This post was originally published at LobeLog.
Throughout this year's unprecedented U.S. presidential election, Gulf Cooperation Council (GCC) officials mostly favored Hillary Clinton as the business-as-usual candidate. They were supportive of the Democratic Party candidate based on personal ties dating back to her husband's administration and a perception that she saw the GCC states as vital allies in Washington's multifront struggle against Islamic extremism rather than just oil-rich "cash cows." They were optimistic that her presidency would more closely align the U.S. with the monarchies of the Arabian Peninsula.
This was particularly true with respect to Syria, where many Arab Gulf officials hoped that she would take military action to punish Bashar al-Assad following almost six years of futile Saudi/Qatari efforts to overthrow his regime. Donald Trump's position in favor of severing support for Syria's rebels, insistence that the GCC states pay more for the defense shield provided by the U.S. military, his anti-Muslim bigotry, and the wild-card nature of the real estate mogul's candidacy have been the source of much concern in Arab Gulf capitals.
One GCC member, however, is likely to see a silver living in Trump's triumph.

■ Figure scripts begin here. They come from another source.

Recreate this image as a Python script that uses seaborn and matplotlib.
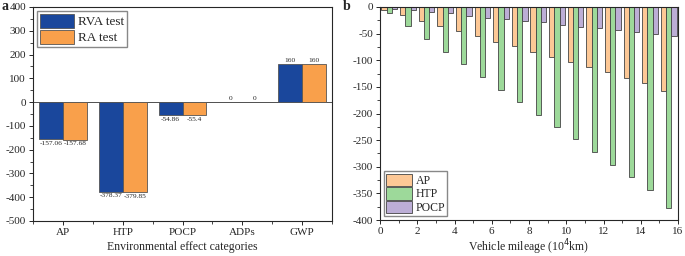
import numpy as np
import pandas as pd
import matplotlib
matplotlib.use("Agg")
import matplotlib.pyplot as plt
from matplotlib.ticker import MultipleLocator, AutoMinorLocator
import seaborn as sns

# panel a data
categories = ["AP", "HTP", "POCP", "ADPs", "GWP"]
rva_test = [-157.06, -378.37, -54.86, 0, 160]
ra_test = [-157.68, -379.85, -55.4, 0, 160]
rva_labels = ["-157.06", "-378.37", "-54.86", "0", "160"]
ra_labels = ["-157.68", "-379.85", "-55.4", "0", "160"]

# panel b data
mileage = [0.5, 1.5, 2.5, 3.5, 4.5, 5.5, 6.5, 7.5, 8.5, 9.5, 10.5, 11.5, 12.5, 13.5, 14.5, 15.5]
ap_vals = [-5, -15, -26, -35, -45, -55, -65, -74, -84, -93, -104, -113, -123, -133, -143, -157]
htp_vals = [-12, -36, -61, -84, -107, -131, -155, -178, -202, -225, -248, -272, -296, -320, -343, -378]
pocp_vals = [-3, -6, -9, -12, -16, -20, -23, -26, -29, -33, -37, -40, -44, -47, -50, -55]

sns.set_style("ticks")
plt.rcParams["font.family"] = ["Liberation Serif", "DejaVu Serif"]
plt.rcParams["axes.unicode_minus"] = False
plt.rcParams["xtick.direction"] = "out"
plt.rcParams["ytick.direction"] = "out"

fig = plt.figure(figsize=(6.85, 2.56), dpi=100)
ax1 = fig.add_axes([33 / 685, 35 / 256, 299 / 685, 214 / 256])
ax2 = fig.add_axes([380 / 685, 36 / 256, 298 / 685, 213 / 256])

# ---- panel a ----
df_a = pd.DataFrame({
    "cat": categories * 2,
    "val": rva_test + ra_test,
    "test": ["RVA test"] * 5 + ["RA test"] * 5,
})
sns.barplot(data=df_a, x="cat", y="val", hue="test", ax=ax1,
            palette=["#1a479c", "#f9a04b"], width=0.8,
            edgecolor="#555555", linewidth=0.6, saturation=1)
for cont, labs in zip(ax1.containers, [rva_labels, ra_labels]):
    ax1.bar_label(cont, labels=labs, fontsize=5.3, padding=1)
ax1.axhline(0, color="#333333", lw=0.6, zorder=0)
ax1.set_ylim(-500, 400)
ax1.set_xlim(-0.5, 4.5)
ax1.yaxis.set_major_locator(MultipleLocator(100))
ax1.yaxis.set_minor_locator(AutoMinorLocator(2))
ax1.set_xticks(np.arange(-0.5, 5, 1), minor=True)
ax1.set_xlabel("Environmental effect categories", fontsize=8.5, labelpad=3)
ax1.set_ylabel("")
ax1.tick_params(labelsize=8, length=3, width=0.7, pad=2)
ax1.tick_params(which="minor", length=2, width=0.6)
for s in ax1.spines.values():
    s.set_linewidth(0.8)
ax1.legend(loc="upper left", fontsize=9.5, handlelength=2.6, handleheight=1.3,
           borderpad=0.2, labelspacing=0.1, handletextpad=0.3,
           fancybox=False, edgecolor="#888888", framealpha=1,
           borderaxespad=0.3)
fig.text(5 / 685, 1 - 7 / 256, "a", fontsize=10, fontweight="bold",
         ha="center", va="center")

# ---- panel b ----
df_b = pd.DataFrame({
    "mileage": mileage * 3,
    "val": ap_vals + htp_vals + pocp_vals,
    "kind": ["AP"] * 16 + ["HTP"] * 16 + ["POCP"] * 16,
})
sns.barplot(data=df_b, x="mileage", y="val", hue="kind", ax=ax2,
            native_scale=True, palette=["#fdc896", "#9dd99a", "#bcaed6"],
            width=0.85, edgecolor="#444444", linewidth=0.6, saturation=1)
ax2.set_xlim(0, 16)
ax2.set_ylim(-400, 0)
ax2.xaxis.set_major_locator(MultipleLocator(2))
ax2.xaxis.set_minor_locator(AutoMinorLocator(2))
ax2.yaxis.set_major_locator(MultipleLocator(50))
ax2.yaxis.set_minor_locator(AutoMinorLocator(2))
ax2.set_xlabel("Vehicle mileage (10$^4$km)", fontsize=8.5, labelpad=1)
ax2.set_ylabel("")
ax2.tick_params(labelsize=8, length=3, width=0.7, pad=2)
ax2.tick_params(which="minor", length=2, width=0.6)
for s in ax2.spines.values():
    s.set_linewidth(0.8)
ax2.legend(loc="lower left", fontsize=8.5, handlelength=2.2, handleheight=1.2,
           borderpad=0.2, labelspacing=0.05, handletextpad=0.3,
           fancybox=False, edgecolor="#888888", framealpha=1,
           borderaxespad=0.3)
fig.text(347 / 685, 1 - 7 / 256, "b", fontsize=10, fontweight="bold",
         ha="center", va="center")

fig.savefig("out.png", dpi=100)
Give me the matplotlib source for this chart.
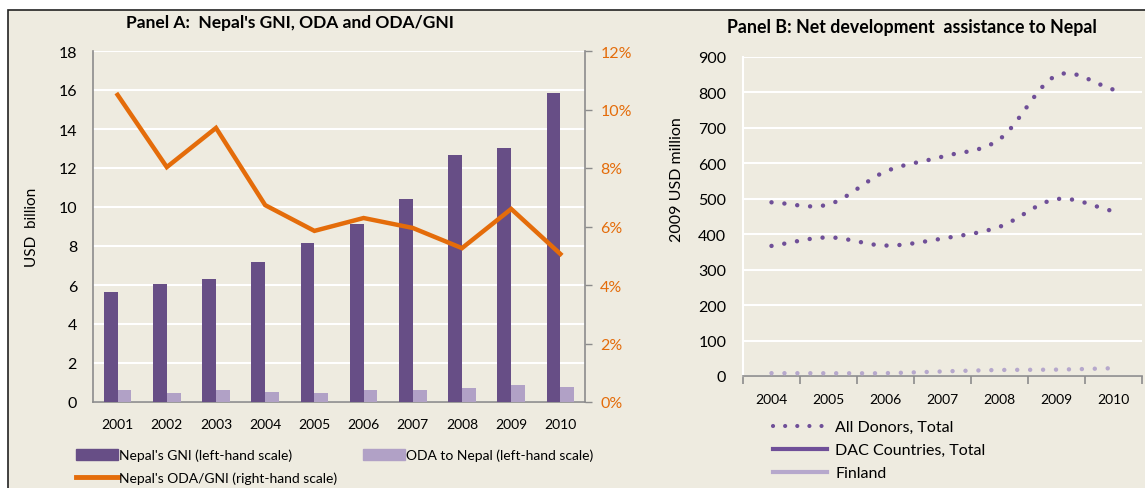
import numpy as np
import matplotlib
matplotlib.use("Agg")
import matplotlib.pyplot as plt
from matplotlib.patches import Rectangle, Patch
from matplotlib.lines import Line2D

plt.rcParams['font.family'] = ['Lato', 'DejaVu Sans']

# ---- Data: Panel A ----
years_a = ['2001', '2002', '2003', '2004', '2005', '2006', '2007', '2008', '2009', '2010']
gni = [5.65, 6.05, 6.3, 7.2, 8.15, 9.15, 10.4, 12.65, 13.05, 15.85]
oda = [0.62, 0.45, 0.62, 0.52, 0.45, 0.62, 0.62, 0.70, 0.88, 0.78]
oda_gni_pct = [10.5, 8.03, 9.37, 6.73, 5.85, 6.29, 5.95, 5.26, 6.6, 5.06]

# ---- Data: Panel B ----
years_b = ['2004', '2005', '2006', '2007', '2008', '2009', '2010']
all_donors = [490, 484, 577, 619, 668, 848, 808]
dac_total = [367, 391, 368, 388, 421, 499, 465]
finland = [8, 8, 8, 13, 17, 18, 22]

BEIGE = '#EEEBE0'
DARK_PURPLE = '#674E86'
LIGHT_PURPLE = '#B1A1C6'
ORANGE = '#E46C0A'
DOT_PURPLE = '#6F4F98'
FIN_PURPLE = '#B6A8CC'
GRAY = '#8C8C8C'

W, H = 1145, 489
fig = plt.figure(figsize=(W / 100, H / 100), dpi=100, facecolor='white')

# background frame
fig.patches.append(Rectangle((8 / W, -0.1), 1.2, 1.1 - 11 / H, transform=fig.transFigure,
                             facecolor=BEIGE, edgecolor='#222222', linewidth=1.2, zorder=-5))


def catmull_rom(xs, ys, n=40):
    xs = np.asarray(xs, float)
    ys = np.asarray(ys, float)
    px = np.concatenate([[2 * xs[0] - xs[1]], xs, [2 * xs[-1] - xs[-2]]])
    py = np.concatenate([[2 * ys[0] - ys[1]], ys, [2 * ys[-1] - ys[-2]]])
    outx, outy = [], []
    for i in range(1, len(px) - 2):
        t = np.linspace(0, 1, n, endpoint=(i == len(px) - 3))
        p0x, p1x, p2x, p3x = px[i - 1], px[i], px[i + 1], px[i + 2]
        p0y, p1y, p2y, p3y = py[i - 1], py[i], py[i + 1], py[i + 2]
        c1x, c1y = p1x + (p2x - p0x) / 6, p1y + (p2y - p0y) / 6
        c2x, c2y = p2x - (p3x - p1x) / 6, p2y - (p3y - p1y) / 6
        bx = (1 - t) ** 3 * p1x + 3 * (1 - t) ** 2 * t * c1x + 3 * (1 - t) * t ** 2 * c2x + t ** 3 * p2x
        by = (1 - t) ** 3 * p1y + 3 * (1 - t) ** 2 * t * c1y + 3 * (1 - t) * t ** 2 * c2y + t ** 3 * p2y
        outx.append(bx)
        outy.append(by)
    return np.concatenate(outx), np.concatenate(outy)


# ================= Panel A =================
axA = fig.add_axes([93 / W, 1 - 403 / H, (585 - 93) / W, (403 - 52) / H])
axA.set_facecolor(BEIGE)
x = np.arange(len(years_a))
bw = 0.28
axA.bar(x - bw / 2, gni, width=bw, color=DARK_PURPLE, zorder=3)
axA.bar(x + bw / 2, oda, width=bw, color=LIGHT_PURPLE, zorder=3)
axA.set_xlim(-0.5, len(years_a) - 0.5)
axA.set_ylim(0, 18)
axA.set_yticks(range(0, 19, 2))
axA.set_xticks(x)
axA.set_xticklabels(years_a, fontsize=10)
axA.tick_params(axis='y', length=0, labelsize=11.5, pad=11.5)
axA.tick_params(axis='x', length=0, pad=11.3)
axA.grid(axis='y', color='white', linewidth=1.5, zorder=0)
axA.set_axisbelow(True)
for s in ['top', 'right']:
    axA.spines[s].set_visible(False)
for s in ['left', 'bottom']:
    axA.spines[s].set_color(GRAY)
    axA.spines[s].set_linewidth(1.2)
axA.set_ylabel('USD  billion', fontsize=11)
axA.yaxis.set_label_coords((39 - 93) / (585 - 93), 0.5)
fig.text(290 / W, 1 - 23 / H, "Panel A:  Nepal's GNI, ODA and ODA/GNI", fontsize=12.5,
         fontweight='bold', ha='center', va='center')

axA2 = axA.twinx()
axA2.plot(x, oda_gni_pct, color=ORANGE, linewidth=3.2, zorder=5, solid_joinstyle='miter')
axA2.set_ylim(0, 12)
axA2.set_yticks(range(0, 13, 2))
axA2.set_yticklabels([f'{v}%' for v in range(0, 13, 2)])
axA2.tick_params(axis='y', colors=GRAY, labelcolor=ORANGE, labelsize=11.5, length=5, width=1, pad=6)
for s in ['top', 'left', 'bottom']:
    axA2.spines[s].set_visible(False)
axA2.spines['right'].set_color(GRAY)
axA2.spines['right'].set_linewidth(1.2)

# Panel A legend (manual placement)
legkw = dict(frameon=False, fontsize=10, handlelength=3.0, handleheight=0.8,
             handletextpad=0.1, borderpad=0, borderaxespad=0)
fig.legend([Patch(color=DARK_PURPLE)], ["Nepal's GNI (left-hand scale)"],
           loc='center left', bbox_to_anchor=(76 / W, 1 - 456 / H), **legkw)
fig.legend([Patch(color=LIGHT_PURPLE)], ["ODA to Nepal (left-hand scale)"],
           loc='center left', bbox_to_anchor=(363 / W, 1 - 456 / H), **legkw)
fig.legend([Line2D([], [], color=ORANGE, linewidth=3.5)], ["Nepal's ODA/GNI (right-hand scale)"],
           loc='center left', bbox_to_anchor=(76 / W, 1 - 479 / H), **legkw)

# ================= Panel B =================
axB = fig.add_axes([743 / W, 1 - 377 / H, (1142 - 743) / W, (377 - 58) / H])
axB.set_facecolor(BEIGE)
xb = np.arange(len(years_b))
dot_style = (0, (0.01, 2.9))
for series, col in [(all_donors, DOT_PURPLE), (dac_total, DOT_PURPLE), (finland, FIN_PURPLE)]:
    sx, sy = catmull_rom(xb, series)
    axB.plot(sx, sy, color=col, linewidth=3.2, linestyle=dot_style, dash_capstyle='round', zorder=3)
axB.set_xlim(-0.5, len(years_b) - 0.5)
axB.set_ylim(0, 900)
axB.set_yticks(range(0, 901, 100))
axB.set_xticks(np.arange(-0.5, len(years_b), 1.0))
axB.set_xticklabels([])
axB.set_xticks(xb, minor=True)
axB.set_xticklabels(years_b, minor=True, fontsize=10)
axB.tick_params(axis='x', which='major', direction='out', length=6, width=1.2, color=GRAY)
axB.tick_params(axis='x', which='minor', length=0, pad=12)
axB.tick_params(axis='y', length=0, labelsize=11.5, pad=12)
axB.grid(axis='y', color='white', linewidth=1.5, zorder=0)
axB.set_axisbelow(True)
for s in ['top', 'right']:
    axB.spines[s].set_visible(False)
axB.spines['left'].set_color('white')
axB.spines['left'].set_linewidth(1.5)
axB.spines['bottom'].set_color(GRAY)
axB.spines['bottom'].set_linewidth(1.2)
axB.set_ylabel('2009 USD million', fontsize=11.5)
axB.yaxis.set_label_coords((684 - 743) / (1142 - 743), (377 - 180) / (377 - 58))
fig.text(912 / W, 1 - 28 / H, 'Panel B: Net development  assistance to Nepal', fontsize=12.8,
         fontweight='bold', ha='center', va='center')

handlesB = [Line2D([], [], color=DOT_PURPLE, linewidth=3.0, linestyle=(0, (0.01, 2.9)), dash_capstyle='round'),
            Line2D([], [], color=DOT_PURPLE, linewidth=3.0),
            Line2D([], [], color=FIN_PURPLE, linewidth=3.0)]
fig.legend(handlesB, ['All Donors, Total', 'DAC Countries, Total', 'Finland'],
           loc='upper left', bbox_to_anchor=(773 / W, 1 - 421 / H), frameon=False,
           fontsize=11.5, handlelength=3.4, handletextpad=0.5, labelspacing=0.55,
           borderpad=0, borderaxespad=0)

fig.savefig('out.png', dpi=100, facecolor='white')
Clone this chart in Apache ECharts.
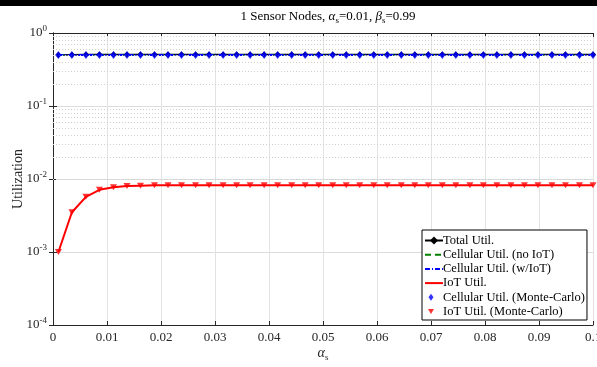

The United Arab Emirates (UAE), having invested in a lobbying campaign in Washington to bring the U.S. on board with Abu Dhabi's global campaign against the Muslim Brotherhood, may have reason to look forward to working with a US president who labels the Brotherhood a "radical" organization. For CIA director, Trump picked Rep. Mike Pompeo, who co-sponsored legislation to outlaw the Muslim Brotherhood. According to Frank Gaffney, a member of Trump's national security inner team, the Muslim Brotherhood is set on "destroying Western civilization from within" and "its penetration and manipulation of the Republican Party and the conservative movement in America" was one of its "most successful influence operations."